▶ WHAT THIS TASK INVOLVES
Restate each of the lines below word for word and drop every picture.

▶ GIVEN INFORMATION
++++++++++++++++++++
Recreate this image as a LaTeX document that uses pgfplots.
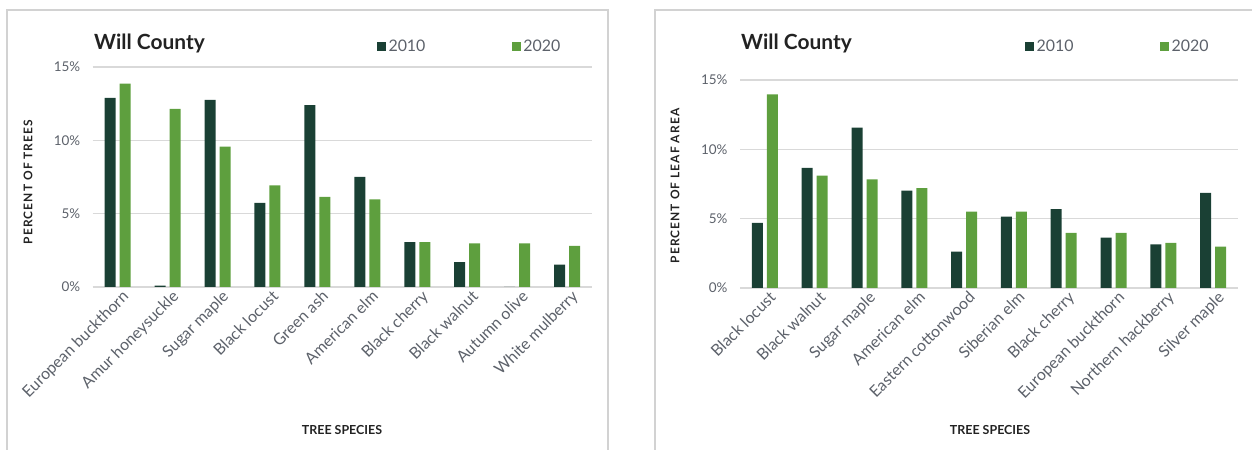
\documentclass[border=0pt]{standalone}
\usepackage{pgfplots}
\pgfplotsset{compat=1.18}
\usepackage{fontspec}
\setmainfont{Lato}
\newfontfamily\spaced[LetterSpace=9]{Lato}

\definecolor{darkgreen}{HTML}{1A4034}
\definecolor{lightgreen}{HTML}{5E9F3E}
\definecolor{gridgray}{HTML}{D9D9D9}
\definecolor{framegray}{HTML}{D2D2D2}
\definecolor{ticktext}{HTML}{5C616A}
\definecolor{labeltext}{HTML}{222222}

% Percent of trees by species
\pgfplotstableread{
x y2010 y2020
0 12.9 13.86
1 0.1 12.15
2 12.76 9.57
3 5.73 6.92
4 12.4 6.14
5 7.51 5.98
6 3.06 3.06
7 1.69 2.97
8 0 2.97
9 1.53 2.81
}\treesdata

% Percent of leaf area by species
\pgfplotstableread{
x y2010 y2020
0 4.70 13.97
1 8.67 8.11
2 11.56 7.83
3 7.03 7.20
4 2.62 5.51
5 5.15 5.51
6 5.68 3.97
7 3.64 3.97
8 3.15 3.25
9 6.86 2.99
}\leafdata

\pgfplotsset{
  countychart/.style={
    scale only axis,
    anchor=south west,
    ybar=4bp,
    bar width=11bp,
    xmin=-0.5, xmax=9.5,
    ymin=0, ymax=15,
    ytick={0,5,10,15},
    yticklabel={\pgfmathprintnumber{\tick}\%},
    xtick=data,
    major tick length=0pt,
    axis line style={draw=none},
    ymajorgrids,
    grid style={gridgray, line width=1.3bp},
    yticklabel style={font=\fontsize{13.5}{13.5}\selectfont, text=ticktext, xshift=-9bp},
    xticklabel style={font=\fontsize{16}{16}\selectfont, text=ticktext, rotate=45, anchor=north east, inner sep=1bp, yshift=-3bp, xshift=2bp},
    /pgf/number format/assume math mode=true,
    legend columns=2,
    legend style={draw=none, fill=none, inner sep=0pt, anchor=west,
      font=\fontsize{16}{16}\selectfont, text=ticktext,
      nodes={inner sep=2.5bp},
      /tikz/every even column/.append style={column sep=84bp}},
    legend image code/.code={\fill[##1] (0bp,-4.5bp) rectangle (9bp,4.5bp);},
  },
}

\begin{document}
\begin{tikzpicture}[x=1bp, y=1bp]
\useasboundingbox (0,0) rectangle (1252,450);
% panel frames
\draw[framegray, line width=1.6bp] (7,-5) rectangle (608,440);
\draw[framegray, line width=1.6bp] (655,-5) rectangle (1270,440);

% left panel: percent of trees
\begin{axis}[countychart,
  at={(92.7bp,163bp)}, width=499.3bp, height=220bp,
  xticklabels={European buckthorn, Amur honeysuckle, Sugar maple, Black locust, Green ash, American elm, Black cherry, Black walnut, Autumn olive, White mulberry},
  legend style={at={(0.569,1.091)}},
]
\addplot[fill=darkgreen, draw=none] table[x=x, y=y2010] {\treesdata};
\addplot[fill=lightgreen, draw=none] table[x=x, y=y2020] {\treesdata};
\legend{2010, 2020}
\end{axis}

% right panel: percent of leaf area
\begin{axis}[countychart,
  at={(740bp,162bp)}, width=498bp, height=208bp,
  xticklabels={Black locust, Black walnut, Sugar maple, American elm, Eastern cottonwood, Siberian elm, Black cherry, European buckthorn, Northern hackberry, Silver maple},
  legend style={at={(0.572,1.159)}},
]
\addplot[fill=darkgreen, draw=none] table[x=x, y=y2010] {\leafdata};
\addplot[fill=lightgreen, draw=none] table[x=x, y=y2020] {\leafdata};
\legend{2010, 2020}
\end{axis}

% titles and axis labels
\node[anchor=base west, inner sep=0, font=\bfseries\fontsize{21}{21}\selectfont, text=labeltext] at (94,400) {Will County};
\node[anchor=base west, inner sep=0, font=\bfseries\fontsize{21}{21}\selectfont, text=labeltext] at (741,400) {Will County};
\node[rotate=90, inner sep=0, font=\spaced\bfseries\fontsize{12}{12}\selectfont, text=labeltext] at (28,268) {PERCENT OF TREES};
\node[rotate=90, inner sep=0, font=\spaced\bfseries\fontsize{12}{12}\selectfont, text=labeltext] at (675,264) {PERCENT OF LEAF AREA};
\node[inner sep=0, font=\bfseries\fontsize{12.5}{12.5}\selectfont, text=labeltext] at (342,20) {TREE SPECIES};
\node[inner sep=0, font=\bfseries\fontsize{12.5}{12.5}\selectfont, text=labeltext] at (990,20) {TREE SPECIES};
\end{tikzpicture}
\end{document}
++++++++++++++++++++
▶ ANSWER IN FULL
Recreate this image as a LaTeX document that uses pgfplots.
\documentclass[border=0pt]{standalone}
\usepackage{pgfplots}
\pgfplotsset{compat=1.18}
\usepackage{fontspec}
\setmainfont{Lato}
\newfontfamily\spaced[LetterSpace=9]{Lato}

\definecolor{darkgreen}{HTML}{1A4034}
\definecolor{lightgreen}{HTML}{5E9F3E}
\definecolor{gridgray}{HTML}{D9D9D9}
\definecolor{framegray}{HTML}{D2D2D2}
\definecolor{ticktext}{HTML}{5C616A}
\definecolor{labeltext}{HTML}{222222}

% Percent of trees by species
\pgfplotstableread{
x y2010 y2020
0 12.9 13.86
1 0.1 12.15
2 12.76 9.57
3 5.73 6.92
4 12.4 6.14
5 7.51 5.98
6 3.06 3.06
7 1.69 2.97
8 0 2.97
9 1.53 2.81
}\treesdata

% Percent of leaf area by species
\pgfplotstableread{
x y2010 y2020
0 4.70 13.97
1 8.67 8.11
2 11.56 7.83
3 7.03 7.20
4 2.62 5.51
5 5.15 5.51
6 5.68 3.97
7 3.64 3.97
8 3.15 3.25
9 6.86 2.99
}\leafdata

\pgfplotsset{
  countychart/.style={
    scale only axis,
    anchor=south west,
    ybar=4bp,
    bar width=11bp,
    xmin=-0.5, xmax=9.5,
    ymin=0, ymax=15,
    ytick={0,5,10,15},
    yticklabel={\pgfmathprintnumber{\tick}\%},
    xtick=data,
    major tick length=0pt,
    axis line style={draw=none},
    ymajorgrids,
    grid style={gridgray, line width=1.3bp},
    yticklabel style={font=\fontsize{13.5}{13.5}\selectfont, text=ticktext, xshift=-9bp},
    xticklabel style={font=\fontsize{16}{16}\selectfont, text=ticktext, rotate=45, anchor=north east, inner sep=1bp, yshift=-3bp, xshift=2bp},
    /pgf/number format/assume math mode=true,
    legend columns=2,
    legend style={draw=none, fill=none, inner sep=0pt, anchor=west,
      font=\fontsize{16}{16}\selectfont, text=ticktext,
      nodes={inner sep=2.5bp},
      /tikz/every even column/.append style={column sep=84bp}},
    legend image code/.code={\fill[##1] (0bp,-4.5bp) rectangle (9bp,4.5bp);},
  },
}

\begin{document}
\begin{tikzpicture}[x=1bp, y=1bp]
\useasboundingbox (0,0) rectangle (1252,450);
% panel frames
\draw[framegray, line width=1.6bp] (7,-5) rectangle (608,440);
\draw[framegray, line width=1.6bp] (655,-5) rectangle (1270,440);

% left panel: percent of trees
\begin{axis}[countychart,
  at={(92.7bp,163bp)}, width=499.3bp, height=220bp,
  xticklabels={European buckthorn, Amur honeysuckle, Sugar maple, Black locust, Green ash, American elm, Black cherry, Black walnut, Autumn olive, White mulberry},
  legend style={at={(0.569,1.091)}},
]
\addplot[fill=darkgreen, draw=none] table[x=x, y=y2010] {\treesdata};
\addplot[fill=lightgreen, draw=none] table[x=x, y=y2020] {\treesdata};
\legend{2010, 2020}
\end{axis}

% right panel: percent of leaf area
\begin{axis}[countychart,
  at={(740bp,162bp)}, width=498bp, height=208bp,
  xticklabels={Black locust, Black walnut, Sugar maple, American elm, Eastern cottonwood, Siberian elm, Black cherry, European buckthorn, Northern hackberry, Silver maple},
  legend style={at={(0.572,1.159)}},
]
\addplot[fill=darkgreen, draw=none] table[x=x, y=y2010] {\leafdata};
\addplot[fill=lightgreen, draw=none] table[x=x, y=y2020] {\leafdata};
\legend{2010, 2020}
\end{axis}

% titles and axis labels
\node[anchor=base west, inner sep=0, font=\bfseries\fontsize{21}{21}\selectfont, text=labeltext] at (94,400) {Will County};
\node[anchor=base west, inner sep=0, font=\bfseries\fontsize{21}{21}\selectfont, text=labeltext] at (741,400) {Will County};
\node[rotate=90, inner sep=0, font=\spaced\bfseries\fontsize{12}{12}\selectfont, text=labeltext] at (28,268) {PERCENT OF TREES};
\node[rotate=90, inner sep=0, font=\spaced\bfseries\fontsize{12}{12}\selectfont, text=labeltext] at (675,264) {PERCENT OF LEAF AREA};
\node[inner sep=0, font=\bfseries\fontsize{12.5}{12.5}\selectfont, text=labeltext] at (342,20) {TREE SPECIES};
\node[inner sep=0, font=\bfseries\fontsize{12.5}{12.5}\selectfont, text=labeltext] at (990,20) {TREE SPECIES};
\end{tikzpicture}
\end{document}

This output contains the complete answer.